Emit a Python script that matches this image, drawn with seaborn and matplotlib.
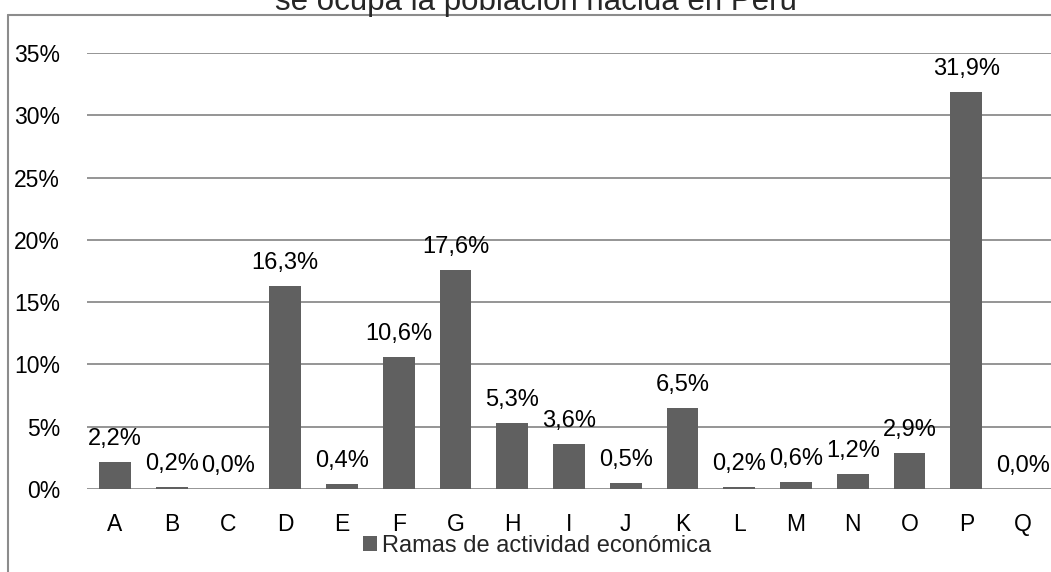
import matplotlib
matplotlib.use("Agg")
import matplotlib.pyplot as plt
import seaborn as sns
from matplotlib.lines import Line2D

# values (percent of population by branch of activity)
categories = ["A", "B", "C", "D", "E", "F", "G", "H", "I", "J", "K", "L", "M", "N", "O", "P", "Q"]
shares = [2.2, 0.2, 0.0, 16.3, 0.4, 10.6, 17.6, 5.3, 3.6, 0.5, 6.5, 0.2, 0.6, 1.2, 2.9, 31.9, 0.0]
y_ticks = [0, 5, 10, 15, 20, 25, 30, 35]
series_name = "Ramas de actividad económica"
title = "se ocupa la población nacida en Perú"

BAR = "#606060"
GRID = "#8c8c8c"

sns.set_theme(style="white")
plt.rcParams["font.family"] = ["Liberation Sans", "DejaVu Sans"]

fig = plt.figure(figsize=(10.51, 5.72), dpi=100)
ax = fig.add_axes([0.0824, 0.1451, 0.918, 0.7622])

sns.barplot(x=categories, y=shares, color=BAR, width=0.56, saturation=1,
            edgecolor=BAR, linewidth=0, label=series_name, ax=ax, zorder=3)
if ax.get_legend() is not None:
    ax.get_legend().remove()

ax.set_xlim(-0.5, len(categories) - 0.5)
ax.set_ylim(0, 35)
ax.set_yticks(y_ticks)
ax.set_yticklabels([f"{v}%" for v in y_ticks])
ax.yaxis.grid(True, color=GRID, lw=1.3)
ax.set_axisbelow(True)
for s in ax.spines.values():
    s.set_visible(False)
ax.tick_params(axis="y", length=0, pad=19, labelsize=16.5, colors="black")
ax.tick_params(axis="x", length=0, pad=17, labelsize=16.5, colors="black")
ax.set_xlabel("")
ax.set_ylabel("")

# data labels with comma decimals
for i, v in enumerate(shares):
    ax.annotate(f"{v:.1f}".replace(".", ",") + "%", (i, v),
                xytext=(0, 16.5), textcoords="offset points",
                ha="center", va="center", fontsize=17, color="black")

handles, labels = ax.get_legend_handles_labels()
fig.legend(handles, labels, loc="center", bbox_to_anchor=(537 / 1051, 1 - 546 / 572),
           frameon=False, fontsize=17, handlelength=0.6, handleheight=0.6,
           handletextpad=0.2, borderpad=0)

# title, mostly cut off at the top like in the reference
fig.text(536 / 1051, 1 - 10 / 572, title, ha="center", va="baseline", fontsize=22.5)

# chart frame (left and top edges visible)
fig.add_artist(Line2D([8 / 1051, 8 / 1051], [0, 1 - 15 / 572], color=GRID, lw=1.5))
fig.add_artist(Line2D([8 / 1051, 1], [1 - 15 / 572, 1 - 15 / 572], color=GRID, lw=1.5))

fig.savefig("out.png", dpi=100)
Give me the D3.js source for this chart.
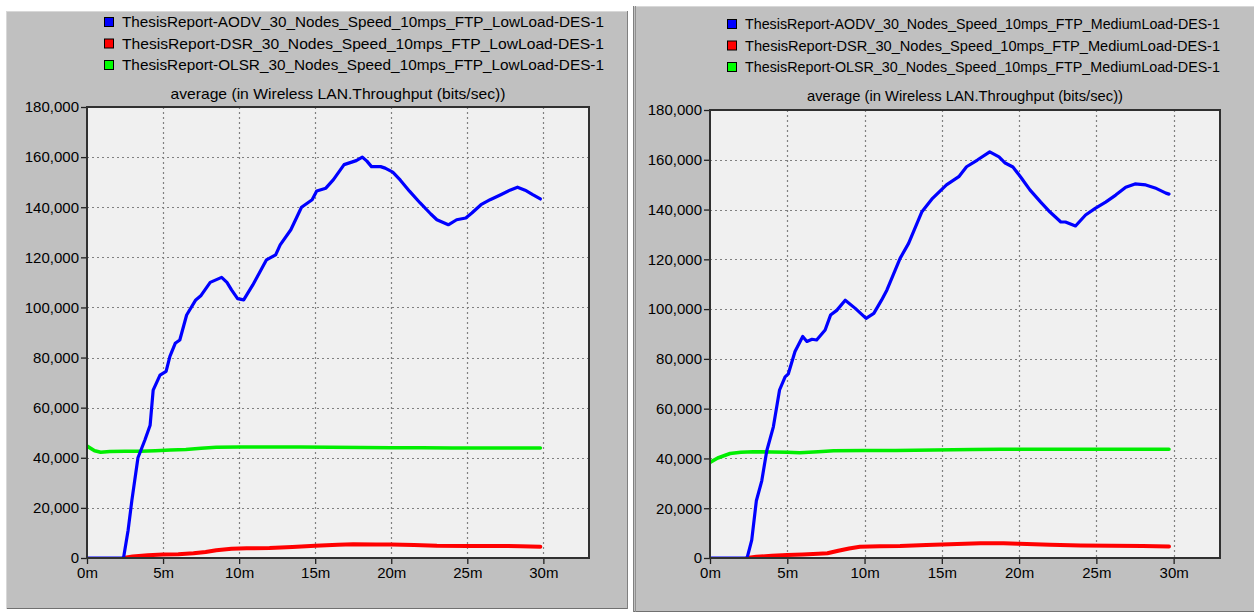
<!DOCTYPE html>
<html>
<head>
<meta charset="utf-8">
<script src="https://cdn.jsdelivr.net/npm/d3@7/dist/d3.min.js"></script>
<style>
  html, body { margin: 0; padding: 0; background: #ffffff; }
  svg { display: block; }
  text { font-family: "Liberation Sans", Arial, sans-serif; fill: #000; }
</style>
</head>
<body>
<svg id="chart" width="1254" height="614"></svg>
<script>
// ---- Data: simulation time (minutes) vs. average throughput (bits/sec) ----
const timeTicks = [0, 5, 10, 15, 20, 25, 30];
const timeTickLabels = ["0m", "5m", "10m", "15m", "20m", "25m", "30m"];
const throughputTicks = [0, 20000, 40000, 60000, 80000, 100000, 120000, 140000, 160000, 180000];
const chartTitle = "average (in Wireless LAN.Throughput (bits/sec))";

const lowLoadNames = [
  "ThesisReport-AODV_30_Nodes_Speed_10mps_FTP_LowLoad-DES-1",
  "ThesisReport-DSR_30_Nodes_Speed_10mps_FTP_LowLoad-DES-1",
  "ThesisReport-OLSR_30_Nodes_Speed_10mps_FTP_LowLoad-DES-1"
];
const mediumLoadNames = [
  "ThesisReport-AODV_30_Nodes_Speed_10mps_FTP_MediumLoad-DES-1",
  "ThesisReport-DSR_30_Nodes_Speed_10mps_FTP_MediumLoad-DES-1",
  "ThesisReport-OLSR_30_Nodes_Speed_10mps_FTP_MediumLoad-DES-1"
];

// Low load runs: [minute, bits/sec]
const aodvLow = [[0,0],[2.4,0],[2.7,11000],[2.95,23000],[3.35,40000],[3.8,47000],[4.15,53000],[4.35,67000],[4.8,73000],[5.2,74500],[5.45,80500],[5.8,85700],[6.1,87000],[6.55,97000],[7.15,103000],[7.5,104800],[8.1,110000],[8.85,112000],[9.2,110000],[9.5,107000],[9.9,103500],[10.3,103000],[10.6,106000],[10.9,109000],[11.8,119000],[12.4,121000],[12.7,125000],[13.4,131000],[14.1,140000],[14.8,143000],[15.1,146500],[15.7,147600],[16.2,151000],[16.9,157000],[17.7,158600],[18.1,160000],[18.4,158400],[18.7,156200],[19.3,156200],[19.6,155600],[20.1,154000],[20.6,150800],[21.2,146400],[21.9,141700],[22.6,137300],[23,135000],[23.75,133000],[24.3,135000],[24.9,135700],[25.3,137700],[25.9,141000],[26.5,143000],[27.2,145000],[27.8,146800],[28.3,148000],[28.8,146800],[29.3,145000],[29.8,143300]];
const dsrLow = [[2.4,0],[3,600],[4,1100],[5,1400],[6,1500],[7,1900],[7.8,2400],[8.5,3100],[9.5,3700],[10.5,3900],[12,4000],[13.5,4400],[15,4900],[16.5,5300],[17.5,5500],[19,5400],[20,5400],[21.5,5200],[23,4900],[25,4800],[27,4800],[28.5,4700],[29.8,4500]];
const olsrLow = [[0,44700],[0.5,42800],[0.9,42200],[1.5,42500],[2.5,42600],[3.5,42600],[4.5,42800],[5.5,43100],[6.5,43300],[7.5,43800],[8.5,44200],[10,44300],[12,44300],[14,44300],[16,44200],[18,44100],[20,44000],[22,44000],[24,43900],[26,43900],[28,43900],[29.8,43900]];

// Medium load runs: [minute, bits/sec]
const aodvMedium = [[0,0],[2.4,0],[2.7,7200],[3.0,23000],[3.35,31000],[3.67,43000],[4.1,52700],[4.5,67500],[4.86,72800],[5.07,74000],[5.5,83000],[6.0,89000],[6.27,87000],[6.6,87900],[6.9,87600],[7.45,91600],[7.8,97600],[8.2,99500],[8.75,103600],[9.4,100300],[10.1,96300],[10.6,98300],[11.1,103600],[11.45,107700],[12.3,120400],[12.85,126400],[13.7,139000],[14.4,144500],[15.3,149900],[16.1,153200],[16.6,157200],[17.3,159900],[18.1,163200],[18.7,161200],[19.1,158700],[19.6,157100],[20.1,153100],[20.7,147900],[21.4,143000],[22,139000],[22.7,135000],[23,135000],[23.65,133400],[24.3,137800],[24.95,140600],[25.6,143000],[26.25,145800],[26.9,149000],[27.5,150300],[28.2,149900],[28.8,148700],[29.5,146600],[29.7,146200]];
const dsrMedium = [[2.4,0],[3,500],[4,900],[5,1200],[6,1400],[7,1700],[7.6,1900],[8.3,2900],[9,3800],[9.7,4500],[11,4700],[12.3,4800],[14,5200],[16,5600],[17.5,5900],[19,5900],[20,5700],[22,5300],[24,5000],[26,4900],[28,4800],[29.7,4600]];
const olsrMedium = [[0,38400],[0.5,40200],[1.3,42000],[2,42500],[2.8,42700],[4,42600],[5,42500],[5.8,42300],[7,42700],[8,43100],[10,43200],[12,43200],[14.5,43400],[17,43600],[18.8,43700],[21,43700],[24,43700],[27,43700],[29.7,43700]];

const seriesColors = ["#0000ff", "#ff0000", "#00ee00"];
const seriesWidths = [3.2, 4, 3.6];

// ---- Layout of the two result windows ----
const panels = [
  {
    frame: { x: 6, y: 11, w: 622, h: 598 },
    plot: { left: 87, right: 589, top: 107, bottom: 558 },
    legend: { x: 104, y: 22, step: 21.5, width: 482 },
    titleY: 99, titleWidth: 335,
    names: lowLoadNames,
    series: [aodvLow, dsrLow, olsrLow]
  },
  {
    frame: { x: 633, y: 6, w: 621, h: 606 },
    plot: { left: 710, right: 1220, top: 110, bottom: 558 },
    legend: { x: 727, y: 24, step: 21.5, width: 475 },
    titleY: 101, titleWidth: 316,
    names: mediumLoadNames,
    series: [aodvMedium, dsrMedium, olsrMedium]
  }
];

const svg = d3.select("#chart");
const xMax = 33;

panels.forEach((p, pi) => {
  const g = svg.append("g");
  const f = p.frame;

  // window background
  g.append("rect").attr("x", f.x).attr("y", f.y).attr("width", f.w).attr("height", f.h)
    .attr("fill", "#c0c0c0");
  g.append("line").attr("x1", f.x).attr("x2", f.x + f.w).attr("y1", f.y + 0.5).attr("y2", f.y + 0.5)
    .attr("stroke", "#d8d8d8");
  g.append("line").attr("x1", f.x).attr("x2", f.x + f.w).attr("y1", f.y + f.h - 0.5).attr("y2", f.y + f.h - 0.5)
    .attr("stroke", "#707070");
  g.append("line").attr("x1", f.x + 0.5).attr("x2", f.x + 0.5).attr("y1", f.y).attr("y2", f.y + f.h)
    .attr("stroke", pi === 0 ? "#d8d8d8" : "#808080");
  if (pi === 0) {
    g.append("line").attr("x1", f.x + f.w - 0.5).attr("x2", f.x + f.w - 0.5).attr("y1", f.y).attr("y2", f.y + f.h)
      .attr("stroke", "#808080");
  } else {
    g.append("line").attr("x1", f.x + 2.5).attr("x2", f.x + 2.5).attr("y1", f.y).attr("y2", f.y + f.h)
      .attr("stroke", "#909090");
  }

  const x = d3.scaleLinear().domain([0, xMax]).range([p.plot.left, p.plot.right]);
  const y = d3.scaleLinear().domain([0, 180000]).range([p.plot.bottom, p.plot.top]);

  // legend
  const lg = g.append("g");
  p.names.forEach((name, i) => {
    const cy = p.legend.y + i * p.legend.step;
    lg.append("rect").attr("x", p.legend.x + 0.5).attr("y", cy - 4.5).attr("width", 9).attr("height", 9)
      .attr("fill", seriesColors[i] === "#00ee00" ? "#00ff00" : seriesColors[i])
      .attr("stroke", "#000").attr("stroke-width", 1);
    lg.append("text").attr("x", p.legend.x + 18).attr("y", cy + 5)
      .attr("font-size", 15)
      .attr("textLength", p.legend.width).attr("lengthAdjust", "spacingAndGlyphs")
      .text(name);
  });

  // title
  g.append("text").attr("x", (p.plot.left + p.plot.right) / 2 - 0).attr("y", p.titleY)
    .attr("text-anchor", "middle").attr("font-size", 15)
    .attr("textLength", p.titleWidth).attr("lengthAdjust", "spacingAndGlyphs")
    .text(chartTitle);

  // plot background
  g.append("rect").attr("x", p.plot.left).attr("y", p.plot.top)
    .attr("width", p.plot.right - p.plot.left).attr("height", p.plot.bottom - p.plot.top)
    .attr("fill", "#f0f0f0");

  // grid
  const grid = g.append("g").attr("stroke", "#808080").attr("stroke-width", 1.2)
    .attr("stroke-dasharray", "2,3");
  timeTicks.filter(t => t > 0).forEach(t => {
    grid.append("line").attr("x1", Math.round(x(t)) + 0.5).attr("x2", Math.round(x(t)) + 0.5)
      .attr("y1", p.plot.top).attr("y2", p.plot.bottom);
  });
  throughputTicks.filter(v => v > 0 && v < 180000).forEach(v => {
    grid.append("line").attr("y1", Math.round(y(v)) + 0.5).attr("y2", Math.round(y(v)) + 0.5)
      .attr("x1", p.plot.left).attr("x2", p.plot.right);
  });

  // axes
  const xAxis = d3.axisBottom(x).tickValues(timeTicks)
    .tickFormat((d, i) => timeTickLabels[i]).tickSize(6).tickPadding(3);
  const yAxis = d3.axisLeft(y).tickValues(throughputTicks)
    .tickFormat(d3.format(",")).tickSize(6).tickPadding(2);

  const xa = g.append("g").attr("transform", `translate(0,${p.plot.bottom})`).call(xAxis);
  const ya = g.append("g").attr("transform", `translate(${p.plot.left},0)`).call(yAxis);
  [xa, ya].forEach(a => {
    a.select(".domain").remove();
    a.selectAll("line").attr("stroke", "#202020").attr("stroke-width", 1.3);
    a.selectAll("text").attr("font-size", 15).attr("font-family", "Liberation Sans, Arial, sans-serif")
      .attr("fill", "#000");
  });

  // series lines
  const clipId = "clip" + pi;
  g.append("clipPath").attr("id", clipId).append("rect")
    .attr("x", p.plot.left).attr("y", p.plot.top - 3)
    .attr("width", p.plot.right - p.plot.left).attr("height", p.plot.bottom - p.plot.top + 3);

  const line = d3.line().x(d => x(d[0])).y(d => y(d[1])).curve(d3.curveLinear);
  const drawOrder = [2, 1, 0];
  drawOrder.forEach(i => {
    g.append("path").datum(p.series[i])
      .attr("clip-path", `url(#${clipId})`)
      .attr("fill", "none")
      .attr("stroke", seriesColors[i])
      .attr("stroke-width", seriesWidths[i])
      .attr("stroke-linejoin", "round")
      .attr("stroke-linecap", "round")
      .attr("d", line);
  });

  // plot frame
  g.append("rect").attr("x", p.plot.left).attr("y", p.plot.top)
    .attr("width", p.plot.right - p.plot.left).attr("height", p.plot.bottom - p.plot.top)
    .attr("fill", "none").attr("stroke", "#303030").attr("stroke-width", 2);
});
</script>
</body>
</html>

····················

## [REQUIREMENTS]
Exactly restate the lines from the beginning of the data through the line with "ax.get_legend().remove()", and no others, keeping pictures out.

## [THE OUTPUT]
Emit a Python script that matches this image, drawn with seaborn and matplotlib.
import matplotlib
matplotlib.use("Agg")
import matplotlib.pyplot as plt
import seaborn as sns
from matplotlib.lines import Line2D

# values (percent of population by branch of activity)
categories = ["A", "B", "C", "D", "E", "F", "G", "H", "I", "J", "K", "L", "M", "N", "O", "P", "Q"]
shares = [2.2, 0.2, 0.0, 16.3, 0.4, 10.6, 17.6, 5.3, 3.6, 0.5, 6.5, 0.2, 0.6, 1.2, 2.9, 31.9, 0.0]
y_ticks = [0, 5, 10, 15, 20, 25, 30, 35]
series_name = "Ramas de actividad económica"
title = "se ocupa la población nacida en Perú"

BAR = "#606060"
GRID = "#8c8c8c"

sns.set_theme(style="white")
plt.rcParams["font.family"] = ["Liberation Sans", "DejaVu Sans"]

fig = plt.figure(figsize=(10.51, 5.72), dpi=100)
ax = fig.add_axes([0.0824, 0.1451, 0.918, 0.7622])

sns.barplot(x=categories, y=shares, color=BAR, width=0.56, saturation=1,
            edgecolor=BAR, linewidth=0, label=series_name, ax=ax, zorder=3)
if ax.get_legend() is not None:
    ax.get_legend().remove()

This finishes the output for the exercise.